▶ [WHAT IS BEING ASKED] Filter the records for lines holding the string "this".

▶ [INFORMATION SUPPLIED]
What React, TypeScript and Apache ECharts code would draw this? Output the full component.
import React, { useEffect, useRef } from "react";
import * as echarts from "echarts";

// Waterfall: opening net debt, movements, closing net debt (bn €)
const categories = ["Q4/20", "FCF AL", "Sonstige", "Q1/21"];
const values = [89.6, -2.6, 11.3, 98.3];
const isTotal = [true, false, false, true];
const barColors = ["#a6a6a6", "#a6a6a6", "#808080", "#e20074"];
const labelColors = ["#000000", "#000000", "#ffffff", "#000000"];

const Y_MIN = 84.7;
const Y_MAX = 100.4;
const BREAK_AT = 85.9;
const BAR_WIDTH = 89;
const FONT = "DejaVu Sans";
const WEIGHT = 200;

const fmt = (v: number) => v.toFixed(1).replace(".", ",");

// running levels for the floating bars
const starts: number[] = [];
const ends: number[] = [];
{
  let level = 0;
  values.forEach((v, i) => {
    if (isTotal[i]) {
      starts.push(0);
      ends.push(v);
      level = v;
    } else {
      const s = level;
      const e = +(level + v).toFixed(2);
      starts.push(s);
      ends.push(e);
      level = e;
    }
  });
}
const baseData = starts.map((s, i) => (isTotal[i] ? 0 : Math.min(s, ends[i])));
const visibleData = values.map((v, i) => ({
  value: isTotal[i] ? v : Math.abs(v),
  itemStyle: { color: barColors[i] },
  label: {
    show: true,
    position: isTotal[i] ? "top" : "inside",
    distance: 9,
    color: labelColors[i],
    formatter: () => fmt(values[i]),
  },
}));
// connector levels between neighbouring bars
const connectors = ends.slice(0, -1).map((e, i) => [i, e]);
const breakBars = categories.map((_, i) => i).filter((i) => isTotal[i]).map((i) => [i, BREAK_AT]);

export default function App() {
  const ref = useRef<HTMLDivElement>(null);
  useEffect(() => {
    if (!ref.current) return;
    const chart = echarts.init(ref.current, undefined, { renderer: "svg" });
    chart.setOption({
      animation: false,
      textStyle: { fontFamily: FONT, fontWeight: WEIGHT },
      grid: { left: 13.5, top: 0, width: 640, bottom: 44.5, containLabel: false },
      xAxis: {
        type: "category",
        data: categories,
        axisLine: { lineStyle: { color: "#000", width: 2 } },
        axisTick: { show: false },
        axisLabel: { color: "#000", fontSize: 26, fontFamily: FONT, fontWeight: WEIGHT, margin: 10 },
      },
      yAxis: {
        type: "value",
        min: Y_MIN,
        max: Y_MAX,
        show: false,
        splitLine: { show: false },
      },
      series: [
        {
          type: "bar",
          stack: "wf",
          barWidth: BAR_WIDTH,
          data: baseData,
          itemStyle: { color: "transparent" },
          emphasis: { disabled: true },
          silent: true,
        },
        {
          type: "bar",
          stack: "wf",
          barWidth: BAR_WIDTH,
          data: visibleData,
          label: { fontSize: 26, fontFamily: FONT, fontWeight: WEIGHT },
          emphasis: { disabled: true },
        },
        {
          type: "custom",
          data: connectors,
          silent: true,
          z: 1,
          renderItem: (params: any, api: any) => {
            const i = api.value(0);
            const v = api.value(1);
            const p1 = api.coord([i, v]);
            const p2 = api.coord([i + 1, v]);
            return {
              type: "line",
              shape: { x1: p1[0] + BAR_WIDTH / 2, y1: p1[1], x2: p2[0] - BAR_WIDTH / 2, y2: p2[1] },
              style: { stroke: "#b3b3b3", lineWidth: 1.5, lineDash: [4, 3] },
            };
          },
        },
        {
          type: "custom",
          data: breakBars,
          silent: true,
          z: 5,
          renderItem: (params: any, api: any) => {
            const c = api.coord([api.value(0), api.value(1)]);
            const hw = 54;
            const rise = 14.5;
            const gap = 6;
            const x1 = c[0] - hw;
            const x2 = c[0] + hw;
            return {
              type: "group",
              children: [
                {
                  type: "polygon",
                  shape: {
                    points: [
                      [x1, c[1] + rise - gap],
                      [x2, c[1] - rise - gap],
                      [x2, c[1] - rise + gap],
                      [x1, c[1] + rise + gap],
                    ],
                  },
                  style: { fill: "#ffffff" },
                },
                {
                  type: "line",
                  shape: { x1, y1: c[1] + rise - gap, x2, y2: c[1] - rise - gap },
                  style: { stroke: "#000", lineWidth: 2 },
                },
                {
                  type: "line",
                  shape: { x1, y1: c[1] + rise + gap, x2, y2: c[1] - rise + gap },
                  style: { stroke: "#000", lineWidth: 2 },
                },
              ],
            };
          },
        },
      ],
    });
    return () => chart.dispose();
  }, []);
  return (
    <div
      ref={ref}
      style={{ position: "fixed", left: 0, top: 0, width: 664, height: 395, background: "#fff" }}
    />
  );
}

--

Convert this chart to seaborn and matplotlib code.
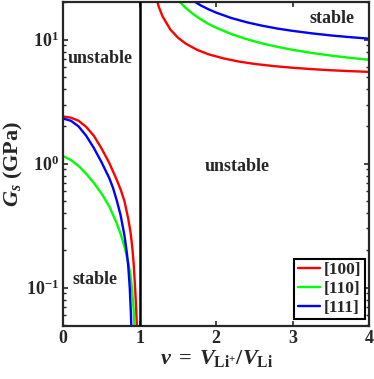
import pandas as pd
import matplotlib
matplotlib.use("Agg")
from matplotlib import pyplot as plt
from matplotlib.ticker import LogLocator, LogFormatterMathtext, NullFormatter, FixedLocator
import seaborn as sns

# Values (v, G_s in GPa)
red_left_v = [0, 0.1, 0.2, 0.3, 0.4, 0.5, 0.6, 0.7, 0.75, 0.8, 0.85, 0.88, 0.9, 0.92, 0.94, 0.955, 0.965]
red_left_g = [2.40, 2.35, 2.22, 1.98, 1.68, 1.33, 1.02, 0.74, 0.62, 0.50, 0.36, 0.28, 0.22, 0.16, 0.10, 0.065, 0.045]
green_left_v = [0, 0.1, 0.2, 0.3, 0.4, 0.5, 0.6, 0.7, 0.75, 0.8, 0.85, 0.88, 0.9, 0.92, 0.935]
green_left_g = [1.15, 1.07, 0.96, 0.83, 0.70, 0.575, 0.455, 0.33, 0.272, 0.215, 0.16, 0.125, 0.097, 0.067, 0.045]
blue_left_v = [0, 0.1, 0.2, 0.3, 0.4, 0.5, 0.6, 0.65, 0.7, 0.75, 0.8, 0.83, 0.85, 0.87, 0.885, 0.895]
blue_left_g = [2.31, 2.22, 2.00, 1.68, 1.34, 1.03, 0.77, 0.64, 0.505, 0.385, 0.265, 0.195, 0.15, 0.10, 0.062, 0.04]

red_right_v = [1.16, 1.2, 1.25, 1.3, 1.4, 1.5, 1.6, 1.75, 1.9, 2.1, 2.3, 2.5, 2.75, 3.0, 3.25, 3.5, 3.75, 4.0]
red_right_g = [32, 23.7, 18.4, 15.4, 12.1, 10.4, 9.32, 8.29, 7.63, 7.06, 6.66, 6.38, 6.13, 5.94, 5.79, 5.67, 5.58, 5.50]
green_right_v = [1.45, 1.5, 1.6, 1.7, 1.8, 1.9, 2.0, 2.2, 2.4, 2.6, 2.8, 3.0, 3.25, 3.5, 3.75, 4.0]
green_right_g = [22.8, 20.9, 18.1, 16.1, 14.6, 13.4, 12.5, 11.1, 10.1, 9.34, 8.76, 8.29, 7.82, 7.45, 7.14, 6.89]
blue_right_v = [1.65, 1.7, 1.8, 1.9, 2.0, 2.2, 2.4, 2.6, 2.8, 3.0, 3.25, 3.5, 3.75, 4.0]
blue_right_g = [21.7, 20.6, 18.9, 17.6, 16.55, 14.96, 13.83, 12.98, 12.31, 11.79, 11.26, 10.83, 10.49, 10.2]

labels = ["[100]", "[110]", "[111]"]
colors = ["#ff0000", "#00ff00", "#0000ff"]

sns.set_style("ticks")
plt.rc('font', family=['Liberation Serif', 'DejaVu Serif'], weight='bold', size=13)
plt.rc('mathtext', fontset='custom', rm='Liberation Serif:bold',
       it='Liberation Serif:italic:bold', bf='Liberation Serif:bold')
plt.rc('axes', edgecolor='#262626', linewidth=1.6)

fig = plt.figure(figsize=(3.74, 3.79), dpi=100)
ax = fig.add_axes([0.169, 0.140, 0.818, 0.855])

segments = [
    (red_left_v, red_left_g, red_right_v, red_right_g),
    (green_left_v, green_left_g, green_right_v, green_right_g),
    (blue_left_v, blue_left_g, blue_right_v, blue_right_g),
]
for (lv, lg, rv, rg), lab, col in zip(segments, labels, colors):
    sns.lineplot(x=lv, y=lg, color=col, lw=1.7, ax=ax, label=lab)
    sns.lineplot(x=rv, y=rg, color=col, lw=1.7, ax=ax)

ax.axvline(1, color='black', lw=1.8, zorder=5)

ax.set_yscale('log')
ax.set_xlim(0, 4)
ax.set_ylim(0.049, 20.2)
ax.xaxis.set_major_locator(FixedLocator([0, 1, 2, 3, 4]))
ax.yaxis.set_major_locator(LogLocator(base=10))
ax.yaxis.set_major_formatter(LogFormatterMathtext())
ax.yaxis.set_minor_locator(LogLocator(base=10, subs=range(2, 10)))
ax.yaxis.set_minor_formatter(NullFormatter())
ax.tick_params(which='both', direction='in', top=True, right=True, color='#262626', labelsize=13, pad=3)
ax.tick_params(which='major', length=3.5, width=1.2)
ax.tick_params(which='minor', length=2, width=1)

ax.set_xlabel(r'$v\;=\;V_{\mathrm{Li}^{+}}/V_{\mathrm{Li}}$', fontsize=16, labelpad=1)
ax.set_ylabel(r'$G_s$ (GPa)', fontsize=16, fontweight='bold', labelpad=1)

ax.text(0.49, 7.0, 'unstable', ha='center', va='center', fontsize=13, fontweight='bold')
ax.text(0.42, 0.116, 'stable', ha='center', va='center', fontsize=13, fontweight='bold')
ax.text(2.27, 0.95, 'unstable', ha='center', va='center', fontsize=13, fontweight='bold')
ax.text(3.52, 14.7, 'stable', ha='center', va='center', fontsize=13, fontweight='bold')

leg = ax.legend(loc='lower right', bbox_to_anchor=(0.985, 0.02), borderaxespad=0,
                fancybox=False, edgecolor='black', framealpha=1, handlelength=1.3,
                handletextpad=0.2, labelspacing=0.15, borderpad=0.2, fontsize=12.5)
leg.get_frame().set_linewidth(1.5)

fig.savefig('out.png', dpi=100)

▶ [REPLY TO THE EXERCISE]
What React, TypeScript and Apache ECharts code would draw this? Output the full component.
Convert this chart to seaborn and matplotlib code.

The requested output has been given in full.